When will EU shun Hezbollah terrorists?

October 06, 2006|By Aaron Resnick

As countries join the United Nations mission meant to bolster the cease-fire in south Lebanon between Israel and Hezbollah, the European Union continues to block implementation of one of its own counterterrorism programs aimed at breaking official ties with terrorist groups and seizing any European-based terrorist assets.

Even in the wake of Hezbollah rocket attacks that killed dozens of Israeli civilians and sent hundreds of thousands into shelters or fleeing northern Israel this summer, the 25-member EU has yet to classify Hezbollah as a terrorist organization.

After the Sept. 11, 2001, attacks, the EU instituted a host of counterterrorism measures. One of the more important ones was establishing a definition of terror acts and a subsequent list of terrorist entities - groups and individuals operating on and outside EU soil. The EU's list mirrors the long-standing lists of the U.S. State and Treasury departments that are used to identify terrorists and prevent fundraising on U.S. soil, among other uses. Notable on the EU's inaugural list were the military wing of Hamas and Imad Mughniyah, widely known as Hezbollah's operations chief.

Before 9/11, Hezbollah was responsible for killing more Americans than any other terrorist organization. The State Department has considered Hezbollah a terror group for more than 20 years.

In 2003, CIA Director George J. Tenet testified before Congress that "Hezbollah, as an organization with capability and worldwide presence, is equal, if not a far more capable organization" than al-Qaida.

The EU's classifying of Hezbollah as a terrorist organization would recognize its destructive ability not only against Americans and Israelis but also against Europeans. In 1983, Hezbollah bombed the French and U.S. Marine barracks in Lebanon, killing 58 French soldiers and 241 Marines. The organization is also blamed for carrying out a wave of attacks in Paris in 1985 and 1986 that killed 13 and injured hundreds.

In 2003, the EU finally realized, after a series of Hamas suicide bombings in Israel, that it could no longer separate Hamas' armed wing from its supposed political and social units, and thus designated the whole organization a terrorist group. In 2002, the EU added two more Hezbollah members to its terror list. France, with long-standing ties in the Middle East, banned the broadcast of al-Manar, Hezbollah's hate-spewing television station, in late 2004, well ahead of the Treasury Department's labeling the station a terrorist entity this year. Yet the EU, principally under pressure from France, continues to resist efforts to classify any part of Hezbollah as a terrorist group.
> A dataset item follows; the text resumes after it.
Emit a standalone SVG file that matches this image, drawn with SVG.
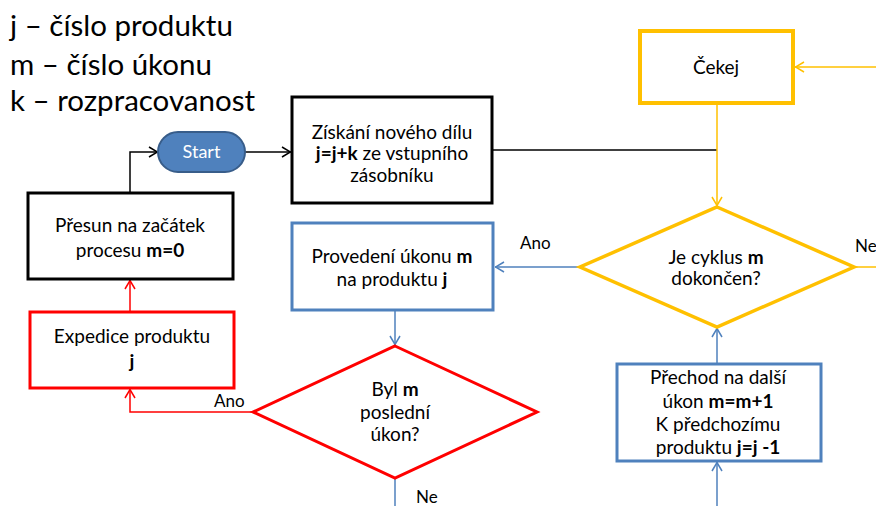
<svg xmlns="http://www.w3.org/2000/svg" width="876" height="506" viewBox="0 0 876 506">
<defs>
<style>
text{font-family:Lato,"Open Sans","Liberation Sans",sans-serif;fill:#000;}
.t{font-size:19px;text-anchor:middle;}
.lbl{font-size:17px;}
.leg{font-size:29.5px;}
.b{font-weight:bold;}
.box{fill:#fff;stroke-width:3;}
.k{stroke:#000;}
.r{stroke:#ff0000;}
.bl{stroke:#4f81bd;}
.y{stroke:#ffc000;}
.c{fill:none;stroke-width:1.5;}
</style>
<marker id="aK" viewBox="0 0 10 12" refX="10" refY="6" markerWidth="10" markerHeight="12" markerUnits="userSpaceOnUse" orient="auto"><path d="M1,1 L9.5,6 L1,11" fill="none" stroke="#000" stroke-width="1.5"/></marker>
<marker id="aR" viewBox="0 0 10 12" refX="10" refY="6" markerWidth="10" markerHeight="12" markerUnits="userSpaceOnUse" orient="auto"><path d="M1,1 L9.5,6 L1,11" fill="none" stroke="#ff0000" stroke-width="1.5"/></marker>
<marker id="aB" viewBox="0 0 10 12" refX="10" refY="6" markerWidth="10" markerHeight="12" markerUnits="userSpaceOnUse" orient="auto"><path d="M1,1 L9.5,6 L1,11" fill="none" stroke="#4f81bd" stroke-width="1.5"/></marker>
<marker id="aY" viewBox="0 0 10 12" refX="10" refY="6" markerWidth="10" markerHeight="12" markerUnits="userSpaceOnUse" orient="auto"><path d="M1,1 L9.5,6 L1,11" fill="none" stroke="#ffc000" stroke-width="1.5"/></marker>
</defs>
<rect width="876" height="506" fill="#fff"/>

<g id="legend">
<text class="leg" x="10" y="36">j – číslo produktu</text>
<text class="leg" x="10" y="75">m – číslo úkonu</text>
<text class="leg" x="10" y="111">k – rozpracovanost</text>
</g>

<g id="connectors">
<path class="c k" d="M130,193 V152 H158" marker-end="url(#aK)"/>
<path class="c k" d="M245,152 H291" marker-end="url(#aK)"/>
<path class="c k" d="M493,150 H717"/>
<path class="c y" d="M717,103 V206" marker-end="url(#aY)"/>
<path class="c y" d="M876,67 H795" marker-end="url(#aY)"/>
<path class="c y" d="M855,267 H876"/>
<path class="c bl" d="M580,267 H495" marker-end="url(#aB)"/>
<path class="c bl" d="M395,311 V345" marker-end="url(#aB)"/>
<path class="c bl" d="M395,479 V506"/>
<path class="c bl" d="M717,363 V328" marker-end="url(#aB)"/>
<path class="c bl" d="M717,506 V462" marker-end="url(#aB)"/>
<path class="c r" d="M253,412 H130 V389" marker-end="url(#aR)"/>
<path class="c r" d="M130,311 V280" marker-end="url(#aR)"/>
<text class="lbl" x="520" y="249">Ano</text>
<text class="lbl" x="855" y="252">Ne</text>
<text class="lbl" x="214" y="407">Ano</text>
<text class="lbl" x="416" y="503">Ne</text>
</g>

<g id="start">
<rect x="158" y="132" width="87" height="40" rx="20" ry="20" fill="#4f81bd" stroke="#385d8a" stroke-width="2"/>
<text x="201.5" y="158" style="fill:#fff;font-size:18px;text-anchor:middle">Start</text>
</g>

<g id="ziskani">
<rect class="box k" x="292" y="97" width="200" height="106"/>
<text class="t" x="392" y="139">Získání nového dílu</text>
<text class="t" x="392" y="160"><tspan class="b">j=j+k</tspan> ze vstupního</text>
<text class="t" x="392" y="182">zásobníku</text>
</g>

<g id="presun">
<rect class="box k" x="28" y="193" width="205" height="86"/>
<text class="t" x="130" y="232">Přesun na začátek</text>
<text class="t" x="130" y="257">procesu <tspan class="b">m=0</tspan></text>
</g>

<g id="expedice">
<rect class="box r" x="30" y="312" width="204" height="76"/>
<text class="t" x="132" y="343">Expedice produktu</text>
<text class="t b" x="132" y="368">j</text>
</g>

<g id="provedeni">
<rect class="box bl" x="292" y="223" width="201" height="87"/>
<text class="t" x="392" y="263">Provedení úkonu <tspan class="b">m</tspan></text>
<text class="t" x="392" y="286">na produktu <tspan class="b">j</tspan></text>
</g>

<g id="byl">
<polygon class="box r" points="395,346 537,412 395,478 253,412"/>
<text class="t" x="395" y="396">Byl <tspan class="b">m</tspan></text>
<text class="t" x="395" y="419">poslední</text>
<text class="t" x="395" y="441">úkon?</text>
</g>

<g id="cekej">
<rect class="box y" x="640" y="31" width="153" height="72" style="stroke-width:4"/>
<text class="t" x="716" y="74">Čekej</text>
</g>

<g id="cyklus">
<polygon class="box y" points="717,207 854,267 717,327 580,267" style="stroke-width:3.5"/>
<text class="t" x="716" y="264">Je cyklus <tspan class="b">m</tspan></text>
<text class="t" x="716" y="285">dokončen?</text>
</g>

<g id="prechod">
<rect class="box bl" x="617" y="364" width="204" height="97"/>
<text class="t" x="718" y="384">Přechod na další</text>
<text class="t" x="718" y="408">úkon <tspan class="b">m=m+1</tspan></text>
<text class="t" x="718" y="431">K předchozímu</text>
<text class="t" x="718" y="454">produktu <tspan class="b">j=j -1</tspan></text>
</g>
</svg>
French President Jacques Chirac outlined EU policy toward Hamas in July 2005: "Hamas is a terrorist organization that cannot be an interlocutor of the international community so long as it does not renounce violence and does not recognize Israel's right to exist. This is the unambiguous position of the EU and it will not change." Mr. Chirac, or any other European leader, would be hard-pressed not to include Hezbollah in the same statement.

Brussels may feel it has influence over Hezbollah because of historical ties to the Middle East. But EU unwillingness to declare it a terrorist organization when it has killed, injured, kidnapped and terrorized thousands of Americans, Europeans and Israelis furthers the EU's reputation as a weak actor on international security. It diminishes the EU's counterterrorism efforts and drives yet another unnecessary wedge between Washington and Europe.

Finnish Foreign Minister Erkki Tuomioja, whose country holds the European Union's rotating presidency, recently restated the EU's reluctance to label Hezbollah a terrorist group: "Given the sensitive situation where we are [in the Middle East], I don't think this is something we will be acting on now."

Hezbollah will never renounce its violent methods without significant local and international pressure. EU classification of Hezbollah as a terrorist organization would allow Washington and European states to work together against it and its supporters, thereby increasing the chances that the group eventually would become a legitimate Lebanese political actor.

If the EU will not now consider Hezbollah a terrorist organization, when will it ever?